Mechanical Engineers Show Off Formula SAE Car at Educational Outreach Event

November 15, 2002

     The mechanical engineering department’s award-winning Formula SAE car was a recent crowd pleaser at J.J. “Jake” Pickle Elementary School in Austin, where wide-eyed grade schoolers flocked to their gymnasium to view exhibits on topics ranging from science and technology to drama, business, geography and nursing. . 

     The November 12 event—attended by UT president Larry Faulkner, Austin school superintendent Pat Forgione, Commissioner of Higher Education Don Brown, and numerous state and local education officials—was the kickoff for “Closing the Gap”, a statewide outreach initiative, authorized by the legislature and directed by the Higher Education Coordinating Board, to attract more Texas public school students to the idea of attending college one day.  According to Brown, Texas has fallen behind in the percent-age of its residents pursuing higher education, “leaving Texas on a path to becoming a less educated, less prosperous state.”   The current campaign is aimed at helping the state bring 300,000 additional academically prepared people—beyond the 200,000 additional students anticipated based on current trends—into higher education by 2015.  It targets low-income groups and areas of the state where participation in post-secondary education is historically low. 

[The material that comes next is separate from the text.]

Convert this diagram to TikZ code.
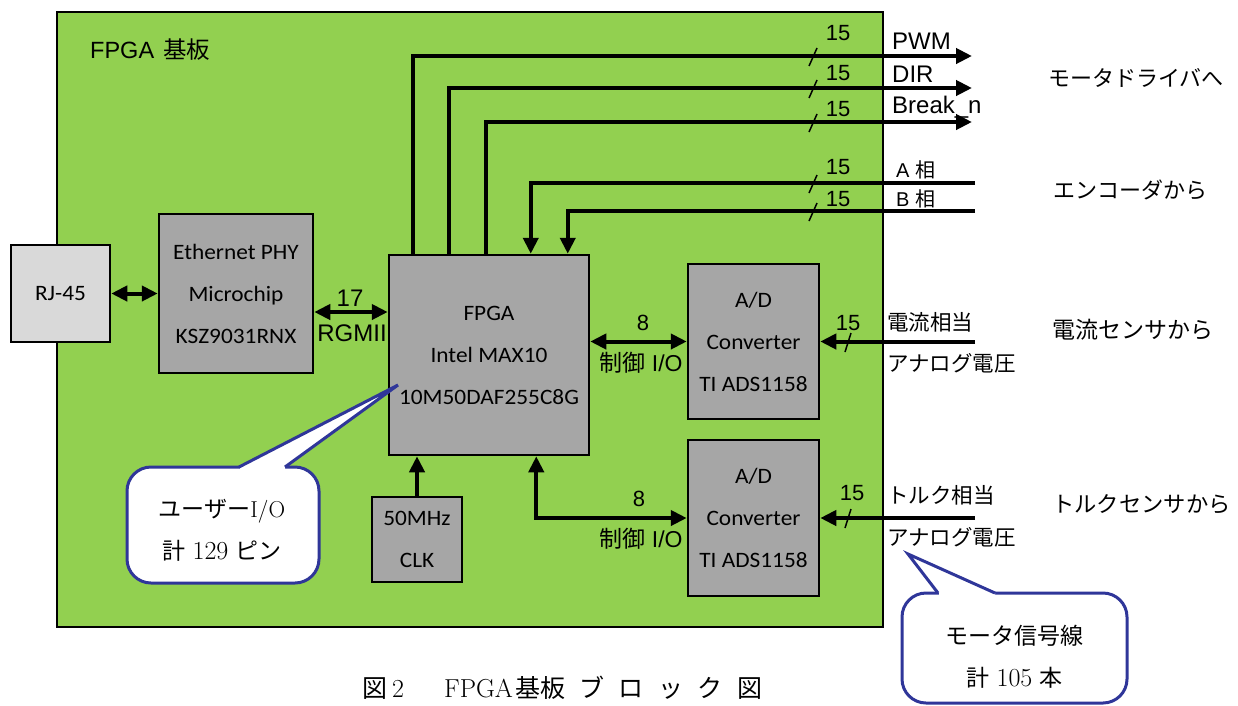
\documentclass[tikz,border=0pt]{standalone}
\usepackage{fontspec}
\newfontfamily\arfont{Liberation Sans}
\newfontfamily\calfont[FakeStretch=1.06]{Carlito}
\newfontfamily\jpfont{Noto Sans CJK JP}
\usetikzlibrary{arrows.meta}
\definecolor{board}{HTML}{92D050}
\definecolor{chip}{HTML}{A6A6A6}
\definecolor{rjfill}{HTML}{D9D9D9}
\definecolor{callblue}{HTML}{2F3699}
\newcommand{\fsz}[1]{\fontsize{#1}{1.2\dimexpr #1pt\relax}\selectfont}
\begin{document}
\begin{tikzpicture}[x=1pt,y=-1pt,
  chipbox/.style={draw, line width=2.5pt, fill=chip, inner sep=0pt, align=center, font=\calfont\fontsize{22}{42}\selectfont},
  sig/.style={line width=4pt, -{Triangle[length=16pt,width=15pt]}},
  dbl/.style={line width=4pt, {Triangle[length=16pt,width=15pt]}-{Triangle[length=16pt,width=15pt]}},
  slash/.style={line width=1.5pt},
  num/.style={font=\arfont\fontsize{22}{26}\selectfont, inner sep=0pt},
  sname/.style={font=\arfont\fontsize{24}{28}\selectfont, inner sep=0pt, anchor=west},
  jlab/.style={font=\arfont\fontsize{20}{24}\selectfont, inner sep=0pt, anchor=west},
  jpl/.style={font=\jpfont\fontsize{21.5}{24}\selectfont, inner sep=0pt, anchor=west},
  src/.style={inner sep=0pt, anchor=west},
  callbox/.style={draw=callblue, line width=3pt, fill=white, rounded corners=24pt, inner sep=0pt},
  calltext/.style={align=center, inner sep=0pt, font=\rmfamily\fontsize{23}{42}\selectfont}
]
\useasboundingbox (0,0) rectangle (1238,705);

% board
\node[draw, line width=2.5pt, fill=board, minimum width=826pt, minimum height=615pt, inner sep=0pt] (board) at (470,319.5) {};
\node[anchor=west, inner sep=0pt, font=\arfont\fontsize{23.5}{28}\selectfont] (title) at (90,50) {FPGA\hspace{9pt}{\jpfont 基板}};

% blocks
\node[chipbox, fill=rjfill, minimum width=99pt, minimum height=97pt] (rj) at (60.5,293.5) {RJ-45};
\node[chipbox, minimum width=154pt, minimum height=159pt] (phy) at (236,293.5) {Ethernet PHY\\Microchip\\KSZ9031RNX};
\node[chipbox, minimum width=200pt, minimum height=200pt] (fpga) at (489,355) {FPGA\\Intel MAX10\\10M50DAF255C8G};
\node[chipbox, minimum width=131pt, minimum height=155pt] (adc1) at (753.5,341.5) {A/D\\Converter\\TI ADS1158};
\node[chipbox, minimum width=131pt, minimum height=156pt] (adc2) at (753.5,518) {A/D\\Converter\\TI ADS1158};
\node[chipbox, minimum width=90pt, minimum height=85pt] (clk) at (417,539.5) {50MHz\\CLK};

% end points
\coordinate (pwm) at (972,56);
\coordinate (dir) at (972,88);
\coordinate (brk) at (972,122);
\coordinate (pha) at (975,183);
\coordinate (phb) at (975,211);
\coordinate (cur) at (975,341.5);
\coordinate (trq) at (975,518);

% connectors
\draw[dbl] (rj.east) -- (phy.west);
\draw[dbl] ([yshift=-18.5pt]phy.east) -- ([yshift=-18.5pt]phy.east -| fpga.west);
\draw[sig] ([xshift=25pt]fpga.north west) |- (pwm);
\draw[sig] ([xshift=61pt]fpga.north west) |- (dir);
\draw[sig] ([xshift=98pt]fpga.north west) |- (brk);
\draw[sig] (pha) -| ([xshift=143pt]fpga.north west);
\draw[sig] (phb) -| ([xshift=180pt]fpga.north west);
\draw[dbl] (fpga.east |- adc1.west) -- (adc1.west);
\draw[dbl] ([xshift=148.5pt]fpga.south west) |- (adc2.west);
\draw[sig] (clk.north) -- (clk.north |- fpga.south);
\draw[sig] (cur) -- (adc1.east);
\draw[sig] (trq) -- (adc2.east);

% bus slashes
\foreach \yy in {56,88,122,183,211} {\draw[slash] (809,\yy+10) -- (817,\yy-8);}
\draw[slash] (845,352) -- (851,333);
\draw[slash] (845,528) -- (851,509);

% widths
\node[num] (n1) at (838,33) {15};
\node[num] (n2) at (838,73) {15};
\node[num] (n3) at (838,109) {15};
\node[num] (n4) at (838,167) {15};
\node[num] (n5) at (838,199) {15};
\node[num] (n6) at (848,323) {15};
\node[num] (n7) at (852,493) {15};
\node[num] (n8) at (643,323) {8};
\node[num] (n9) at (639,499) {8};
\node[num, font=\arfont\fontsize{24}{28}\selectfont] (n10) at (350,298) {17};
\node[num, font=\arfont\fontsize{24}{28}\selectfont] (rgmii) at (352,333) {RGMII};
\node[num, font=\arfont\fontsize{23}{26}\selectfont] (ctl1) at (641,363) {{\jpfont 制御} I/O};
\node[num, font=\arfont\fontsize{23}{26}\selectfont] (ctl2) at (641,539) {{\jpfont 制御} I/O};

% signal names
\node[sname] (lpwm) at (892,41) {PWM};
\node[sname] (ldir) at (892,74) {DIR};
\node[sname] (lbrk) at (892,107) {Break\_n};
\node[jlab] (la) at (896,170) {A {\jpfont 相}};
\node[jlab] (lb) at (896,199) {B {\jpfont 相}};
\node[jpl] (lc1) at (887,322) {電流相当};
\node[jpl] (lc2) at (887,363) {アナログ電圧};
\node[jpl] (lt1) at (887,495) {トルク相当};
\node[jpl] (lt2) at (887,537) {アナログ電圧};

% destinations
\node[src, font=\jpfont\fsz{22}] (d1) at (1048,78) {モータドライバへ};
\node[src, font=\jpfont\fsz{22}] (d2) at (1053,190) {エンコーダから};
\node[src, font=\jpfont\fsz{23}] (d3) at (1052,330) {電流センサから};
\node[src, font=\jpfont\fsz{22.3}] (d4) at (1052,504) {トルクセンサから};

% callout 1
\node[callbox, minimum width=192pt, minimum height=116pt] (cb1) at (223,525) {};
\fill[white] (240,471) -- (240,467) -- (398,385) -- (285,467) -- (285,471) -- cycle;
\draw[callblue, line width=3pt, line join=miter] (239,467) -- (398,385) -- (285,467);
\node[calltext] (cb1t) at (222,530) {{\jpfont ユーザー}I/O\\{\jpfont 計} {\fsz{26}129} {\jpfont ピン}};

% callout 2
\node[callbox, minimum width=225pt, minimum height=110pt] (cb2) at (1014.5,648) {};
\fill[white] (939,597) -- (939,593) -- (908,554) -- (995,593) -- (995,597) -- cycle;
\draw[callblue, line width=3pt, line join=miter] (938,593) -- (908,554) -- (995,593);
\node[calltext] (cb2t) at (1014.5,657) {{\jpfont モータ信号線}\\{\jpfont 計} {\fsz{26}105} {\jpfont 本}};

% caption
\node[anchor=west, inner sep=0pt, font=\rmfamily\fontsize{26}{30}\selectfont] (cap) at (362,688) {{\jpfont\fsz{25}図}\hspace{5pt}2\hspace{40pt}FPGA\hspace{2pt}{\jpfont\fsz{25}基板}\hspace{14pt}{\jpfont\fsz{25}ブ\hspace{14.5pt}ロ\hspace{14.5pt}ッ\hspace{14.5pt}ク\hspace{14.5pt}図}};
\end{tikzpicture}
\end{document}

     Comparable activities were held concurrently in two dozen other cities across Texas including Dallas, Houston and San Antonio.
Among the six local universities to participate, each championing a different subject area, UT Austin was charged with promoting science and technology.  UT’s booths reflected the Department of Mechanical Engineering, the physics department and Texas Memorial Museum. 
Professor Ronald Matthews, Carl J. Eckhardt Fellow in Engineering and faculty sponsor of the Formula Car SAE team, is the original founder of collegiate Formula Car design competition which has grown from four teams competing at UT Austin in 1981 to the more than 50 from all over the world that sent entries to the 2002 SAE World Congress and Exhibition in Detroit last spring. The cars vie in a variety of autocross and design categories. 

     Mechanical engineering sophomore Rex Travis and Alan Stanard, a graduate student in mechanical engineering, showed the car to classes of children aged kindergarten through third grade.  “We fired up the car each time,” Travis said.  “The kids really liked that.”